Democrats have accused the Republican-led Benghazi committee of wasting taxpayer money in an effort to damage Clinton's reputation ahead of the presidential election. Maryland Rep. Elijah Cummings said that South Carolina Rep. Trey Gowdy, the chairman of the committee, refused to work with Democrats, and that he "mocked our idea and decided to go it alone right before the presidential conventions." White House spokesman Eric Schultz referred to the ordeal as a "Republican conspiracy theory in search of a conspiracy," and Clinton campaign spokesman Brian Fallon called it a "partisan sham."

The 800-page report was not only critical of Clinton, according to The New York Times, but the State Department as a whole, as well as the Defense Department, the Central Intelligence Agency, and the Obama Administration, which it accused of withholding evidence. Ohio Rep. Jim Jordan and Kansas Rep. Mike Pompeo released an addendum to the report with more blatant accusations: "With the presidential election just 56 days away, rather than tell the American people the truth and increase the risk of losing an election, the administration told one story privately and a different story publicly," they wrote.

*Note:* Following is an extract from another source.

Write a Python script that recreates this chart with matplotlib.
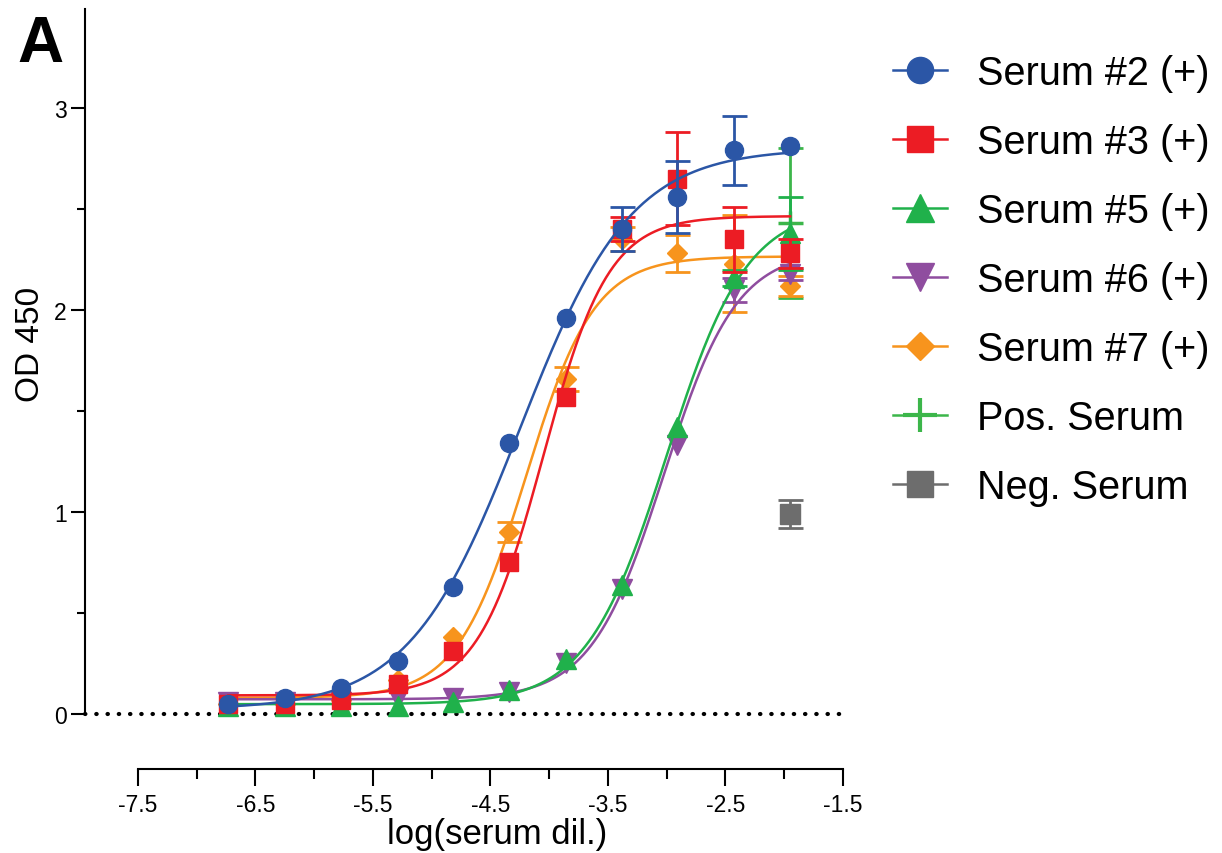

State Department spokesman Mark Toner said that the State Department "has participated at least in 15 hearings, 64 briefings, 72 interviews, and has provided 100,000 pages of documents" regarding the incident, and yet no evidence of malfeasance was found. In a response to the report, the Clinton campaign released a statement charging that "This report just confirms what Majority Leader Kevin McCarthy and even one of Trey Gowdy’s own former staffers admitted months ago: this Committee’s chief goal is to politicize the deaths of four brave Americans in order to try to attack the Obama administration and hurt Hillary Clinton’s campaign."